Richard Taillet, dans Mots de science, 10 septembre 2013

« De l’infiniment grand à l’infiniment petit ! », « Voyage entre les deux infinis »… Qui n’a pas entendu ces expressions censées nous faire rêver (?), dans le cadre de conférences, d’articles de vulgarisation, ou dans la bouche de scientifiques s’exprimant dans les médias ? L’infiniment grand est censé évoquer l’astrophysique, la cosmologie, alors que l’infiniment petit renverrait à la physique des particules, des constituants élémentaires. Ces termes sont surtout infiniment dénués de sens. Ils n’apportent aucune lumière sur l’activité des scientifiques, ni sur leurs sujets d’étude, ni sur rien du tout d’autre d’ailleurs. Un astrophysicien étudie des objets qui peuvent être grands, très grands, voire très très grands (à l’échelle humaine). Le physicien des particules étudie des objets qui sont petits, voire très petits (à l’échelle humaine)… Mais je n’ai absolument jamais entendu aucun scientifique employer les termes infiniment petit ou infiniment grand lorsqu’il s’adressait à un de ses pairs.

« Infiniment éloigné de comprendre les extrêmes, la fin des choses et leur principe sont pour [l’Homme] invinciblement cachés dans un secret impénétrable, également incapable de voir le néant d’où il est tiré, et l’infini où il est englouti. », écrivait Blaise Pascal dans les Pensées2. La science moderne a justement su ramener l’étude de l’Univers d’une part, et celle des particules d’autre part, à des échelles finies. Un des grands succès de la cosmologie est de pouvoir parler de la taille de l’Univers de manière quantitative : l’échelle pertinente est la dizaine de milliards d’années-lumière pour l’Univers visible. De même, la physique des particules permet d’associer une taille aux particules (en insistant un peu, certes, car un physicien des particules commencera par vous parler d’échelle de masse ou d’énergie, puis seulement de taille si vraiment vous le poussez à bout).

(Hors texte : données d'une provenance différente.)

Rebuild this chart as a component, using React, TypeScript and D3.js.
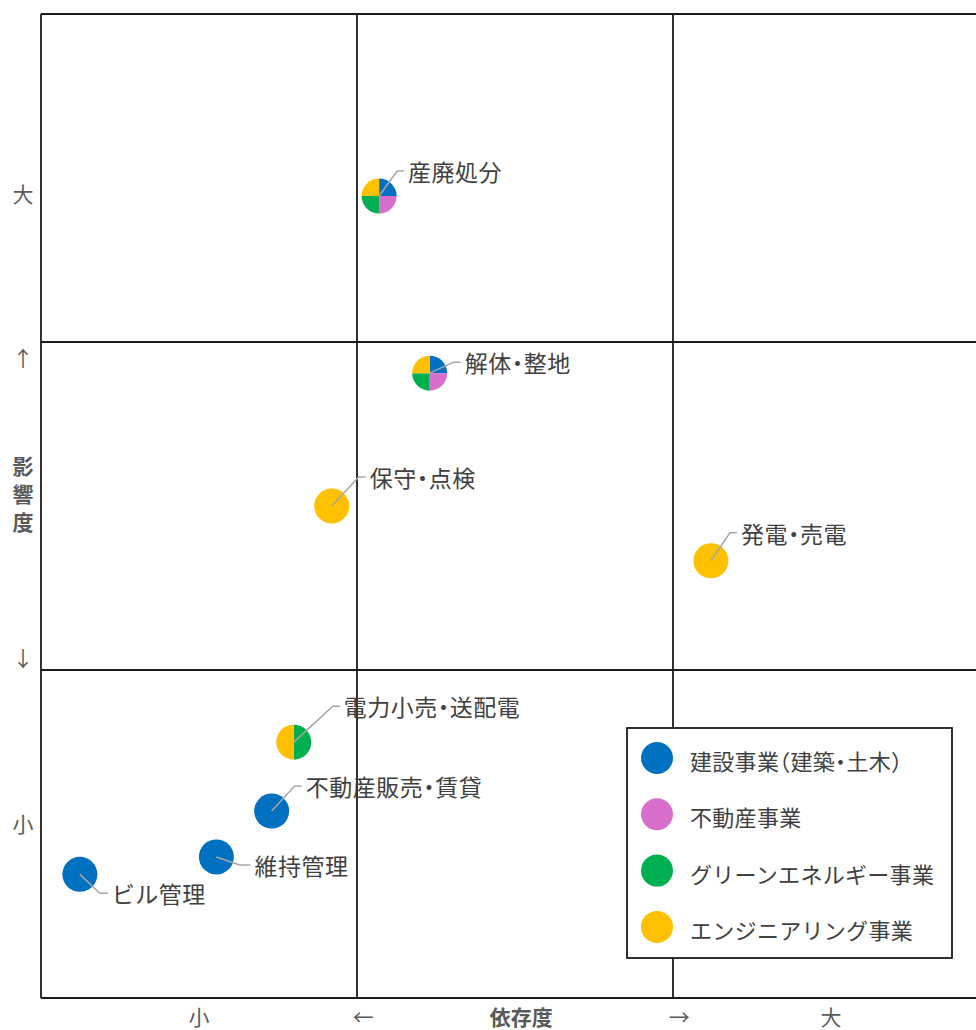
import React from "react";
import * as d3 from "d3";

// ---- Data ----
const segments = ["建設事業（建築・土木）", "不動産事業", "グリーンエネルギー事業", "エンジニアリング事業"];
const segmentColors = ["#0070C0", "#D86ECC", "#00B050", "#FFC000"];

const itemNames = ["産廃処分", "解体・整地", "保守・点検", "発電・売電", "電力小売・送配電", "不動産販売・賃貸", "維持管理", "ビル管理"];
const dependence = [1.07, 1.23, 0.92, 2.12, 0.80, 0.73, 0.555, 0.123];
const impact = [2.445, 1.905, 1.5, 1.333, 0.78, 0.57, 0.43, 0.377];
// segment membership (indices into segments), in clockwise order from 12 o'clock
const itemSegments = [[0, 1, 2, 3], [0, 1, 2, 3], [3], [3], [2, 3], [0], [0], [0]];
// leader elbow offsets in px relative to the marker, and horizontal tail length
const labelElbow = [[18, -25], [24, -11], [27, -29], [19, -28], [39, -36], [23, -25], [23, 8], [20, 19]];
const labelTail = [7, 7, 7, 7, 7, 7, 11, 8];

const xAxisLabels = ["小", "←", "依存度", "→", "大"];
const xAxisLabelPos = [0.5, 1.02, 1.52, 2.02, 2.5];
const yAxisLabels = ["大", "↑", "影", "響", "度", "↓", "小"];
const yAxisLabelPos = [2.455, 1.955, 1.625, 1.54, 1.455, 1.04, 0.535];
const boldAxisLabels = ["依存度", "影", "響", "度"];

// ---- Layout ----
const W = 976, H = 1030;
const left = 41, right = 989, top = 14, bottom = 998;
const x = d3.scaleLinear().domain([0, 3]).range([left, right]);
const y = d3.scaleLinear().domain([0, 3]).range([bottom, top]);
const R = 17.5;
const FONT = "'Noto Sans CJK JP', 'Noto Sans', sans-serif";
const halfPunct = { fontFeatureSettings: "'halt'" } as React.CSSProperties;

export default function App() {
  const arc = d3.arc<any>().innerRadius(0).outerRadius(R);
  const pie = d3.pie<number>().sort(null).value(() => 1);
  const gridX = [0, 1, 2, 3];
  const gridY = [0, 1, 2, 3];
  return (
    <svg width={W} height={H} style={{ position: "absolute", left: 0, top: 0, background: "#fff" }} fontFamily={FONT}>
      {/* grid */}
      {gridX.map((v) => (
        <line key={"gx" + v} x1={x(v)} x2={x(v)} y1={top} y2={bottom} stroke="#1a1a1a" strokeWidth={1.8} />
      ))}
      {gridY.map((v) => (
        <line key={"gy" + v} x1={left} x2={right} y1={y(v)} y2={y(v)} stroke="#1a1a1a" strokeWidth={1.8} />
      ))}

      {/* axis labels */}
      {xAxisLabels.map((t, i) => (
        <text key={"xl" + i} x={x(xAxisLabelPos[i])} y={1016} textAnchor="middle" dominantBaseline="central"
          fontSize={21} fill="#595959" fontWeight={boldAxisLabels.includes(t) ? 700 : 400}>{t}</text>
      ))}
      {yAxisLabels.map((t, i) => (
        <text key={"yl" + i} x={23} y={y(yAxisLabelPos[i])} textAnchor="middle" dominantBaseline="central"
          fontSize={21} fill="#595959" fontWeight={boldAxisLabels.includes(t) ? 700 : 400}>{t}</text>
      ))}

      {/* markers */}
      {itemNames.map((name, i) => {
        const cx = x(dependence[i]);
        const cy = y(impact[i]);
        const segs = itemSegments[i];
        return (
          <g key={"m" + i} transform={`translate(${cx},${cy})`}>
            {segs.length === 1 ? (
              <circle r={R} fill={segmentColors[segs[0]]} />
            ) : (
              pie(segs.map(() => 1)).map((a, j) => (
                <path key={j} d={arc(a) as string} fill={segmentColors[segs[j]]} />
              ))
            )}
          </g>
        );
      })}

      {/* leader lines and labels */}
      {itemNames.map((name, i) => {
        const cx = x(dependence[i]);
        const cy = y(impact[i]);
        const [ex, ey] = labelElbow[i];
        const tail = labelTail[i];
        return (
          <g key={"l" + i}>
            <polyline points={`${cx},${cy} ${cx + ex},${cy + ey} ${cx + ex + tail},${cy + ey}`} fill="none" stroke="#A6A6A6" strokeWidth={1.5} />
            <text x={cx + ex + tail + 4} y={cy + ey} dominantBaseline="central" fontSize={23} letterSpacing={0.5} fill="#404040" style={halfPunct}>{name}</text>
          </g>
        );
      })}

      {/* legend */}
      <rect x={627} y={728} width={325} height={230} fill="#fff" stroke="#1a1a1a" strokeWidth={1.8} />
      {segments.map((s, i) => (
        <g key={"lg" + i}>
          <circle cx={657} cy={758 + i * 56.3} r={16} fill={segmentColors[i]} />
          <text x={690} y={760 + i * 56.3} dominantBaseline="central" fontSize={22} letterSpacing={0.3} fill="#404040" style={halfPunct}>{s}</text>
        </g>
      ))}
    </svg>
  );
}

L’infini, quand il se présente en physique, joue un rôle important dans le développement des théories : il révèle d’éventuelles pathologies, ou en tout cas pose des questions importantes aux théoriciens (les infinis associés à l’horizon des événements d’un trou noir ont joué un rôle crucial dans la compréhension de la structure de l’espace-temps entourant ces objets et de la signification des coordonnées en relativité générale, la théorie qui permet de les décrire, tandis que les infinis de la théorie quantique des champs continuent d’empêcher les physiciens de dormir).

La conjonction des expressions « l’infiniment petit » et « l’infiniment grand » présente aussi un autre risque : la tentation d’en déduire que ce serait un peu la même chose finalement, qu’ils finiraient par se rejoindre3. C’est poétique, mais ça ne correspond à rien de scientifique. Certes l’étude de la cosmologie fait intervenir des notions avancées de physique des particules, mais pour des raisons totalement étrangères à toute mysticité de deux infinis qui auraient l’envie cosmique de ne faire qu’un.

J’ai régulièrement l’occasion de faire ces remarques à des collègues physiciens (traduire par « je saoule sans arrêt mes collègues avec ça« ) et plusieurs me répondent de façon polie que c’est du pinaillage, qu’au contraire il faut employer ces expressions « infiniment grand », « infiniment petit », car le « grand public » les connaît et peut s’y accrocher.

Décidément, non !

Notre rôle de scientifique vulgarisateur, si l’on accepte cette double casquette, est justement de fournir des points d’accroche solides, en particulier au niveau du vocabulaire. Quelle confiance accorder aux idées transmises par les scientifiques si déjà le choix des mots décrivant les concepts est déclaré de seconde importance ?

Richard Taillet

  1. Richard Taillet, du Laboratoire d’Annecy-le-Vieux de Physique Théorique (LAPTH) (page personnelle) est également l’auteur de plusieurs cours, du L1 au M1, en libre accès sur le site de ballado-diffusion de l’Université de Grenoble.
  2. Blaise Pascal, Pensées, ouvrage à forte consonance religieuse, publié à titre posthume après 1662, dont le contenu est en ligne ici.
  3. À l’instar des deux « extrêmes », gauche et droite en politique qui se rejoindraient. De même que pour les infinis physiques, les extrêmes en politique ne se rejoignent que si l’on prend pour prémisse la scène politique comme un cercle continu.